Qu’est-ce qu’être «neuroatypique»?
Apparu récemment dans Le Petit Robert, le nom, comme son antonyme, «neurotypique», est attesté depuis une quinzaine d’années.
«Dont le fonctionnement neurologique diffère de la norme. Contraire: neurotypique.» Le Petit Robert intègre désormais le terme «neuroatypique», comme son antonyme «neurotypique», parmi les quelque 150 mots nouveaux qui caractérisent son édition 2025. Un couple d’adjectif et de substantif qui attendait son entrée depuis 2019, comme l’explique Le Monde dans un articlé daté du 5 juin 2024.

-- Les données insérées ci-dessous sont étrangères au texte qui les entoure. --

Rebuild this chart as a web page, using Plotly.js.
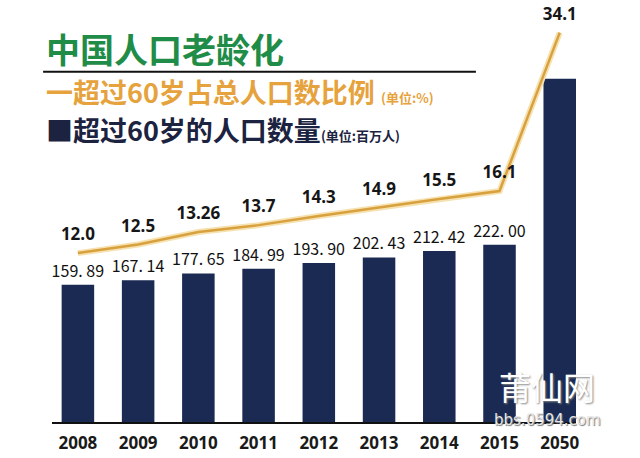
<!DOCTYPE html>
<html>
<head>
<meta charset="utf-8">
<script src="https://cdn.plot.ly/plotly-3.0.1.min.js"></script>
<style>
  html, body { margin: 0; padding: 0; background: #fff; }
  #chart { width: 640px; height: 458px; }
</style>
</head>
<body>
<div id="chart"></div>
<script>
// years on the x axis
const years = ['2008', '2009', '2010', '2011', '2012', '2013', '2014', '2015', '2050'];
// people over 60, millions (2050 has no printed label)
const popOver60 = [159.89, 167.14, 177.65, 184.99, 193.90, 202.43, 212.42, 222.00, 480];
const popLabels = ['159. 89', '167. 14', '177. 65', '184. 99', '193. 90', '202. 43', '212. 42', '222. 00', ''];
// share of total population, %
const shareOver60 = [12.0, 12.5, 13.26, 13.7, 14.3, 14.9, 15.5, 16.1, 34.1];
const shareLabels = ['12.0', '12.5', '13.26', '13.7', '14.3', '14.9', '15.5', '16.1', '34.1'];

// the infographic bars do not start at zero
const BAR_FLOOR = -53.1;

const NAVY = '#1a2a52';
const GOLD = '#d9a03e';

const bars = {
  type: 'bar',
  x: years,
  y: popOver60.map(v => v - BAR_FLOOR),
  base: BAR_FLOOR,
  marker: { color: NAVY },
  width: 0.54,
  text: popLabels,
  textposition: 'outside',
  constraintext: 'none',
  cliponaxis: false,
  textfont: { family: 'Noto Sans CJK SC, Noto Sans, sans-serif', size: 16, color: '#111' },
  hoverinfo: 'skip',
  showlegend: false
};

const glow = {
  type: 'scatter',
  x: years,
  y: shareOver60,
  yaxis: 'y2',
  mode: 'lines',
  line: { color: '#f5e2b0', width: 6 },
  hoverinfo: 'skip',
  showlegend: false
};

const shareLine = {
  type: 'scatter',
  x: years,
  y: shareOver60,
  yaxis: 'y2',
  mode: 'lines+markers+text',
  line: { color: GOLD, width: 2.5 },
  marker: { size: 12, color: 'rgba(0,0,0,0)' },
  text: shareLabels,
  textposition: 'top center',
  textfont: { family: 'Open Sans, sans-serif', size: 17, weight: 'bold', color: '#161616' },
  cliponaxis: false,
  showlegend: false
};

const cjk = 'Noto Sans CJK SC, sans-serif';

const layout = {
  width: 640,
  height: 458,
  margin: { l: 52, r: 64, t: 20, b: 36 },
  paper_bgcolor: '#fff',
  plot_bgcolor: '#fff',
  bargap: 0.46,
  xaxis: {
    type: 'category',
    range: [-0.43, 8.27],
    showline: true,
    linecolor: '#111',
    linewidth: 2,
    ticks: '',
    ticklabelstandoff: 5,
    tickfont: { family: 'Open Sans, sans-serif', size: 17, weight: 'bold', color: '#1a1a1a' },
    showgrid: false,
    zeroline: false,
    fixedrange: true
  },
  yaxis: {
    range: [BAR_FLOOR, 571.1],
    visible: false,
    showgrid: false,
    zeroline: false
  },
  yaxis2: {
    type: 'log',
    range: [0.7318, 1.5586],
    overlaying: 'y',
    visible: false,
    showgrid: false,
    zeroline: false
  },
  shapes: [
    {
      type: 'line', xref: 'paper', yref: 'paper',
      x0: -0.017, x1: 0.809, y0: 0.871, y1: 0.871,
      line: { color: '#111', width: 2 }
    }
  ],
  annotations: [
    {
      text: '中国人口老龄化',
      xref: 'paper', yref: 'paper', x: -0.016, y: 0.929,
      xanchor: 'left', yanchor: 'middle', showarrow: false,
      font: { family: cjk, size: 34, weight: 'bold', color: '#1f8c48' }
    },
    {
      text: '一超过60岁占总人口数比例 <span style="font-size:13px">(单位:%)</span>',
      xref: 'paper', yref: 'paper', x: -0.016, y: 0.821,
      xanchor: 'left', yanchor: 'middle', showarrow: false,
      font: { family: cjk, size: 27, weight: 'bold', color: '#e6a23c' }
    },
    {
      text: '■超过60岁的人口数量<span style="font-size:13px">(单位:百万人)</span>',
      xref: 'paper', yref: 'paper', x: -0.016, y: 0.727,
      xanchor: 'left', yanchor: 'middle', showarrow: false,
      font: { family: cjk, size: 27, weight: 'bold', color: '#1c2340' }
    },
    {
      text: '莆仙网',
      xref: 'paper', yref: 'paper', x: 0.945, y: 0.09,
      xanchor: 'center', yanchor: 'middle', showarrow: false,
      font: { family: cjk, size: 32, color: '#ffffff', shadow: '1px 1px 2px #888' }
    },
    {
      text: 'bbs.0594.com',
      xref: 'paper', yref: 'paper', x: 0.945, y: 0.004,
      xanchor: 'center', yanchor: 'middle', showarrow: false,
      font: { family: 'DejaVu Sans, sans-serif', size: 15, color: '#e6e6e6', shadow: '1px 1px 1px #777' }
    }
  ]
};

Plotly.newPlot('chart', [bars, glow, shareLine], layout, { displayModeBar: false, staticPlot: true });
</script>
</body>
</html>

Composé de l’adjectif «typique» et précédé du préfixe grec «neuro-», en référence au système nerveux, le mot «neurotypique» apparaît le premier. Les lexicographes du Robert le repèrent dans un article de 1982, Principes propédeutiques pour la science des langages, dans lequel l’auteur, le biologiste Boris Rybak, étudie les «protéines neurotypiques». Ce n’est pourtant qu’en 2003 qu’ils le trouvent dans son sens actuel. L’adjectif est ainsi utilisé par Bruno Gepner, pédopsychiatre et psychiatre spécialiste de l’autisme, dans son article Relations psychisme-cerveau, dualisme interactionniste et gradients de matérialité, au sein duquel il qualifie les personnes «neurotypiques» comme «non autistes».
L’équipe du Robert relève son antonyme à peine trois ans plus tard. En préface de l’ouvrage Le Cerveau nomade, Stéphane Beaulne, chercheur canadien et expert dans les troubles du spectre autistique, pointe «l’importance de savoir repérer la différence entre une personne neurotypique et une autre neuro-atypique». L’adjectif y est utilisé dans le même sens que celui référencé par Le Robert.
L’étiquette regroupe tant le spectre autistique que les troubles du langage et des apprentissages.
Ainsi la définition proposée est particulièrement vaste. De fait, la neuroatypie désigne une forme de divergence cognitive commune à de nombreuses pathologies, qui tendent désormais à être pensées aussi comme des manières différentes d’être au monde, d’agir et de vivre. L’étiquette regroupe aussi bien le spectre autistique que les troubles du langage et des apprentissages, c’est-à-dire les dys (-praxie, -lexie, -phasie, -calculie, etc.), que les troubles avec déficit d’attention et le HPI (haut potentiel intellectuel).
Ce terme générique pourrait donc, à l’avenir, héberger d’autres mots, puisque s’écarter de la norme peut s’appliquer à de nombreux fonctionnements neurologiques. «Neurotypique» et «neuroatypique», ainsi que leur substantif respectif «neurotypie»et «neuroatypie», renvoient d’ailleurs à d’autres locutions, concurrentes et synonymes, qui n’ont pas encore rejoint les dictionnaires de référence. Créé à partir du même préfixe, il existe ainsi le nom «neurodiversité». Forgé à la fin des années 1990 par la sociologue et chercheuse australienne Judy Singer, il défend l’idée que les différences neurologiques constituent non pas des pathologies, mais une partie intégrante de la diversité humaine. Dans les pays anglo-saxons, le concept désigne aujourd’hui un mouvement militant, qui a désormais sa journée mondiale, ses associations luttant contre le validisme (NDLR: système faisant des personnes valides la norme sociale), et même un Institut pour l’étude de la neurotypie. Les membres plaident pour une meilleure visibilité et une inclusion sociale des personnes «neurodivergentes», c’est-à-dire celles «qui diffèrent du fonctionnement cognitif majoritaire». Encore trop restreint dans les usages, le substantif «neurodiversité» suivra peut-être bientôt son synonyme dans le dictionnaire.